Just in case you thought fears of nuclear apocalypse were confined to the 1980s like leg warmers and aerobics, Tom Harper’s War Book (2014) presents a tense reminder of the risks we run with the nuclear stockpiles in the hands of governing classes of dubious morality, not least of all our own. It’s 2014 and in a Whitehall office building, a young nervous civil servant (Nathan Stewart-Jarrett) sets up the room in preparation for his political masters. He along with eight others will role-play a nightmare scenario – a nuclear confrontation between Pakistan and India – over the course of three days. Senior civil servant Philippa (Sophie Okonedo) takes the lead in running the meeting and keeping egos in check.
Defence Secretary James (Nicholas Burns) represents the government with the kind of oikish caricature that wouldn’t be out of place in an episode of The Thick of It. Peter Mandelson- like prince of darkness Gary (Ben Chaplin) takes on the role of the Prime Minister but seems more desirous of flirting with the attractive junior aide Kate (Phoebe Fox) as she reads out the scenario. However, when the game begins in earnest there is a thrill in seeing the politicians turn into something like administrators, facing impossible choices and arguing for their own preferred course of action. Gary takes the lead – in keeping with his role – while Maria (Kerry Fox) demands closed borders
Elsewhere, token liberal Tom (Shaun Evans) is suitably appalled by the draconian measures proposed. The elderly statesman (Antony Sher) playing finance talks about the role of the banks and very soon drastic measures are being contemplated as art treasures are hidden away, regional government finally devolved and soldiers sent to man the border. Harper, reunited with screenwriter Jack Thorne, who wrote his debut The Scouting Book for Boys (2009), does his best to make the minimalism of location – we see the foyer, a bench and the inside of a taxi, but for the rest of it we’re in the room – interesting from a cinematic point of view and largely succeeds. A truckers blockade is unfolding outside the room and it is this relatively insignificant, but real event which has the participants’ attention. However, it is the entre-acts where the politicos pair off to discuss their own issues which slow the narrative down and deaden the pace almost fatally.

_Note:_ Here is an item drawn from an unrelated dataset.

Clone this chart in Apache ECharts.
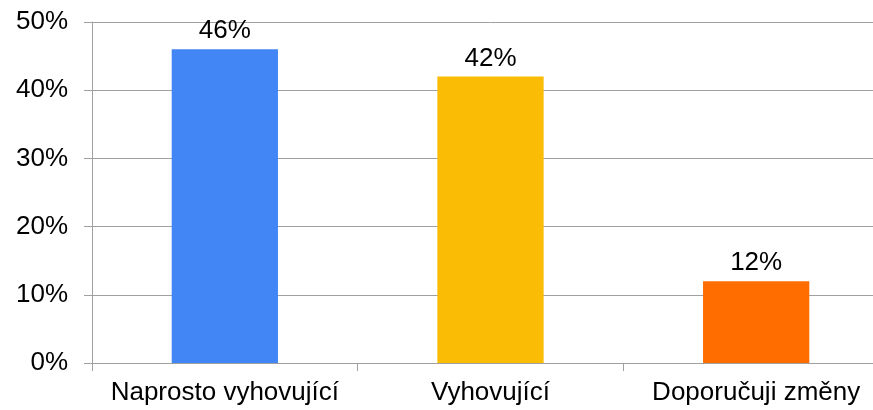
<!DOCTYPE html>
<html>
<head>
<meta charset="UTF-8">
<title>Hodnocení</title>
<script src="https://cdn.jsdelivr.net/npm/echarts@6/dist/echarts.min.js"></script>
<style>
    html,body{margin:0;padding:0;background:#fff;overflow:hidden;}
    #chart{width:889px;height:410px;}
</style>
</head>
<body>
<div id="chart"></div>
<script>
var categories = ['Naprosto vyhovující', 'Vyhovující', 'Doporučuji změny'];
var values = [46, 42, 12];
var barColors = ['#4285f4', '#fbbc05', '#ff6d00'];

var chart = echarts.init(document.getElementById('chart'));
var font = 'Liberation Sans, Arial, sans-serif';

// plot runs past the right edge of the picture, as in the original
var option = {
    animation: false,
    grid: { left: 92, right: 0, top: 22, bottom: 47 },
    xAxis: {
        type: 'category',
        data: categories,
        axisLine: { lineStyle: { color: '#a0a0a0', width: 1 } },
        axisTick: { show: true, length: 8, lineStyle: { color: '#a0a0a0' } },
        axisLabel: { color: '#000', fontSize: 26, fontFamily: font, margin: 17, interval: 0 }
    },
    yAxis: {
        type: 'value',
        min: 0,
        max: 50,
        interval: 10,
        axisLine: { show: true, lineStyle: { color: '#a0a0a0', width: 1 } },
        axisTick: { show: true, length: 8, lineStyle: { color: '#a0a0a0' } },
        axisLabel: { color: '#000', fontSize: 26, fontFamily: font, margin: 24, formatter: '{value}%' },
        splitLine: { lineStyle: { color: '#a0a0a0', width: 1 } }
    },
    series: [{
        type: 'bar',
        barWidth: '40%',
        data: values.map(function (v, i) {
            return { value: v, itemStyle: { color: barColors[i] } };
        }),
        label: {
            show: true,
            position: 'top',
            distance: 5,
            color: '#000',
            fontSize: 26,
            fontFamily: font,
            formatter: '{c}%'
        }
    }]
};

chart.setOption(option);
</script>
</body>
</html>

An interminable scene between Philippa and Tom goes on and on and tells us nothing that we couldn’t have already gleaned from the action of the piece. When Philippa begins to recite a tombstone engraving in full, one can’t help but think that this is an obituary for all the momentum the story previously had. Ironically, the meaningfulness of the talk during the war game, renders much of the other (real life) talk meaningless. As the private lives of the characters intrude, they become less rather than more interesting and by the final act begin to leach away the drama that had been so effectively rendered in the first half. More dangerously, the plea to personal experience and/or anecdote also begins to muddy the political bite of War Book so that it begins to resemble a poorly thought-out episode of the The West Wing – with geopolitical realities subordinate to soapy backstory.